The former Conservative government passed a law, demanding a six-month minimum jail term for violating drug laws, and an Ontario judge threw it out.
The Liberal Party, promising legalization and regulation of cannabis, among other things, won a majority government in the House of Commons.
A B.C. judge gave an absolute discharge to a man with 414 cannabis plants.
A 22-year-old North Bay resident was given an absolute discharge for two joints because, as the man’s lawyer said, “The climate for personal possession is changing and if this were to happen next April, we might not even be here for a plea.”
Gatineau police found someone cultivating 30 cannabis plants and requested 90 days in jail. The judge instead fined the grower one dollar, calling cannabis prohibition “outdated and ridiculous.”
In Vancouver, Victoria, Kimberley, and other parts of British Columbia, dispensaries are tolerated and even regulated by the municipal authorities.
So you can forgive cannabis connoisseurs for believing that a “grey area” in the market exists.
Windsor Police Chief Al Frederick says, “There’s been some misinformation … that somehow these people are operating in a grey area — there’s no grey area.”
Windsor Police raided Burnies Compassion Club, stealing 69 grams of cannabis and capital goods like scales and packaging materials. They also kidnapped a 41-year-old man for trafficking charges.
Frederick claims “the law is very clear… you just can’t do it.”
But you can, in other parts of the country.
This is a problem for some, since, nationalism implies that we’re all in this together. The law is not and shouldn’t be a free and fair market. It’s not some legal “different strains for different pains” system. It’s the same everywhere in Canada.
But since only individuals act, since knowledge of the market economy is a result of a priori truth inherent in our action as human beings, how each Canadian neighbourhood or community deals with cannabis should be based on their own contractual agreements regarding potential social and economic conflicts.
After all, the laws regulating human conduct are merely made up of incompatible, contradictory rules and principles, and any conclusion can be correctly derived from contradictory premises.
There is always a sound legal argument for or against cannabis prohibition.
The police always err on the side of prohibition. Which wouldn’t necessarily be a bad thing if their services were open to free competition, where consumers would be protected by contracts, not some vague appeal to “the rule of law” or an election sooner or later.
Judges often rule against prohibition. That Gatineau judge couldn’t sentence a man to 90 days in jail for growing cannabis because he didn’t believe community values would be represented by that decision.

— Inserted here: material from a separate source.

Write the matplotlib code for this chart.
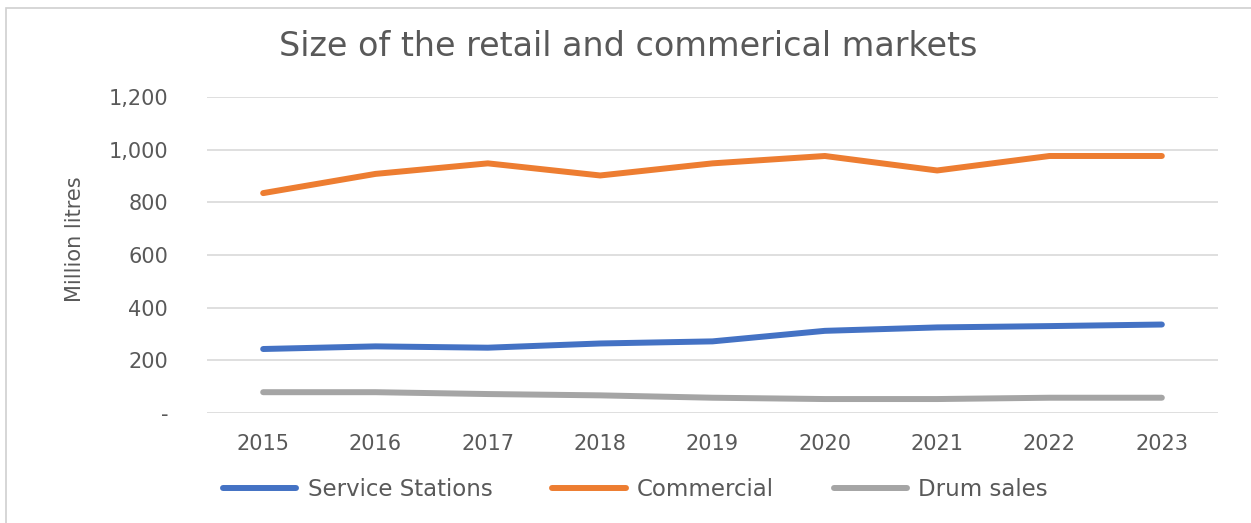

How could a fair and orderly court denounce a criminal act legislators have promised to legalize and regulate?
How could one reflect community standards of justice if the law switches from war with Eurasia to war with Eastasia overnight?
Regarding Allard vs Queen, Justice Phelan said, “dispensaries are at the heart of cannabis access.”
He ruled that medical cannabis growers protected by injunction could continue to grow based on constitutional rights.
The federal government agreed not to appeal and now we wait on a Health Canada decision that will either restrict or permit current plant amounts.
Harper’s lawyers (brought to you by taxpayers, FYI) made claims of diversion to black markets.
But this B.C. network of legitimate medical farmers and vendors are not organized crime, not everything may be legal per se, but there is judicial precedent, little police enforcement, and substantial tolerance from the public.
A grey market, if you will.
But if you talk to police or anyone in federal politics, there is zero tolerance on cannabis because the law is the law.
But law is the decision-making power of a state monopoly, and despite evidence that law is inherently political, most people, especially police, accept an objective standard of justice which everyone, at least in Canada, has a moral obligation to obey.
There is psychological comfort in this, but the danger for cannabis connoisseurs is clear.
For, if an objective rule of law is true, then the “grey market” is entirely illegal and so we are criminals (unless, of course, you’re approved by a doctor and/or Health Canada).
But does anyone believe that?
The Canadian government enforced cannabis prohibition and now they’re controlling legalization and writing new rules to a medical regime they have severely messed up in the past.
That’s not legalization, that’s not the rule of law — that’s politics.